Presidente do Tribunal de MS pagou R$ 894 mil em espécie, mas só sacou R$ 3,3 mil de suas contas
O hábito de usar usar dinheiro vivo para pagar despesas coloca o desembargador Sérgio Fernandes Martins, presidente do Tribunal de Justiça de Mato Grosso do Sul, sob suspeita da Polícia Federal.
Procurada pelo Estadão, a defesa do magistrado não se manifestou.
O magistrado foi afastado do cargo na Operação Ultima Ratio, deflagrada em outubro de 2024, mas dois meses depois conseguiu autorização do ministro Cristiano Zanin, do Supremo Tribunal Federal (STF), para voltar à presidência da Corte.
Na época, o ministro considerou que a defesa do desembargador comprovou que as transações questionadas foram devidamente declaradas à Receita Federal.

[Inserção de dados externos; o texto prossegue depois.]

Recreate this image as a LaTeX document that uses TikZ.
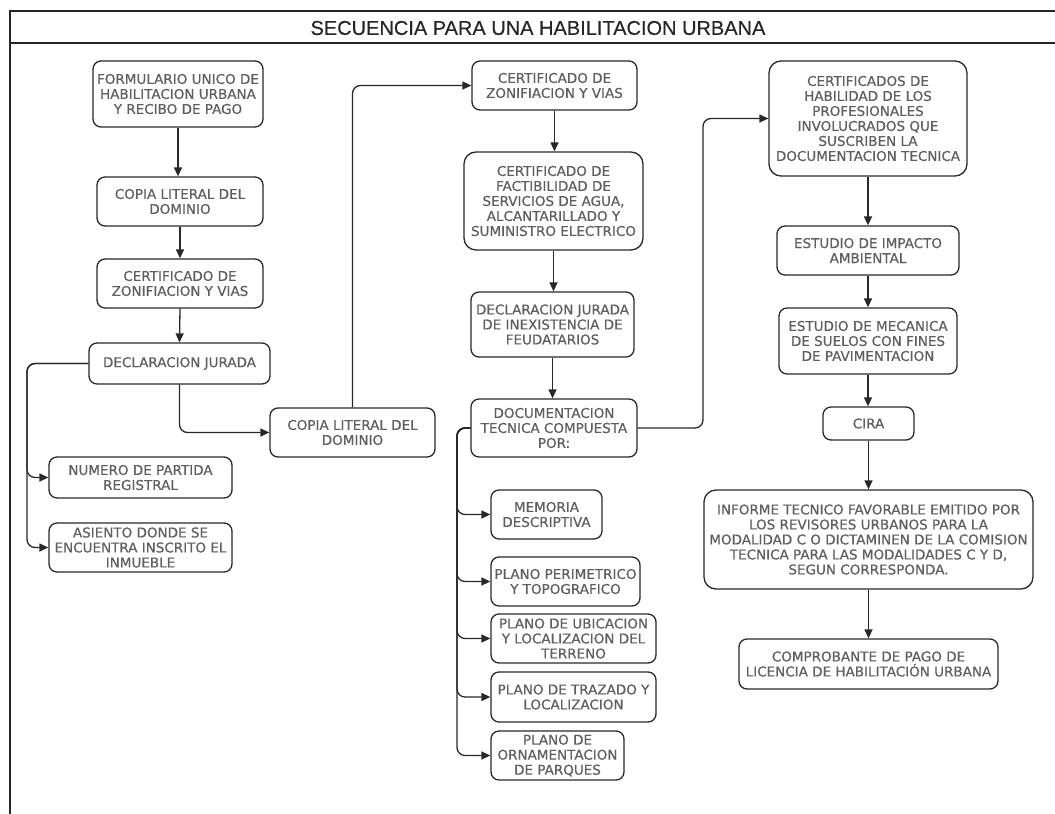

Em nova representação ao STF, o delegado federal Marcos André Araújo Damato, da Delegacia de Repressão a Corrupção e Crimes Financeiros (Delecor) da PF em Mato Grosso do Sul, detalha o volume de pagamentos em espécie.
“Entendemos que as explicações apresentadas, somadas aos elementos colhidos, demonstram que se trata de dinheiro ilícito, ao que tudo indica proveniente das vendas de decisões judiciais por Sérgio Martins”, conclui o delegado.

A Polícia Federal apreendeu na casa dele uma caixa de documentos e planilhas de controle mensal de parte de suas despesas, acompanhadas de comprovantes de pagamentos, relativas ao período de outubro de 2023 a setembro de 2024.
Segundo a PF, nesse intervalo o desembargador transacionou R$ 894.338,09 em despesas planilhadas, a maioria em espécie, mas só sacou R$ 3,3 mil de suas contas.
O total é referente apenas a despesas extraordinárias e não engloba gastos de rotina, como alimentação, compras e combustível.
Os investigadores sabem que parte das despesas (R$ 192.261,07) foi paga com dinheiro vivo porque a informação consta nos próprios comprovantes apreendidos. Outra fração dos pagamentos (R$ 143.467,85) ocorreu em lotéricas ou gerou recibos físicos, o que também indica transações em espécie. Além disso, segundo a Polícia Federal, não foram identificadas transações bancárias que pudessem corresponder aos valores e datas descritas nos comprovantes.
A PF identificou ainda pagamentos de despesas do desembargador (R$ 96.153,40) por servidores no Tribunal de Justiça com dinheiro de espécie ou recursos de suas contas pessoais.
“Torna-se pertinente citar que, frente aos dados bancários disponíveis, obtidos através do afastamento de sigilo bancário, as remessas de valores oriundas de Sérgio Martins e destinadas aos servidores do TJMS não suportam os montantes por eles despendidos. Ou seja, em regra, os servidores desembolsaram valores muito maiores do que os repassados pelo Desembargador para cada um deles”, destaca a PF.
Parte dos pagamentos ocorreu no terminal bancário que fica dentro do Tribunal de Justiça, o que segundo a Polícia Federal indica que “tais numerários estariam em posse do desembargador em seu gabinete”.

Ao ser questionado pela PF sobre a origem do dinheiro usado para cobrir as despesas, o magistrado afirmou que elas são custeadas com sua remuneração e com o doações em espécie que recebe do pai.
A explicação não convenceu os investigadores. Para a Polícia Federal, “não há sentido em receber centenas de milhares de reais de seu pai e não depositar o dinheiro em banco, e fazer com que seus assessores percam tempo comparecendo dezenas de vezes a bancos e lotéricas para realizar pagamentos e depósitos”.
“Além disso, não explica a origem de dinheiro em espécie em poder de seu pai, que é desembargador aposentado. Caso tal versão fosse verdade, o pai do declarante estaria criando um problema para ele, entregando centenas de milhares de reais de dinheiro em espécie, gerando suspeitas contra seu filho sobre a licitude da origem do dinheiro.”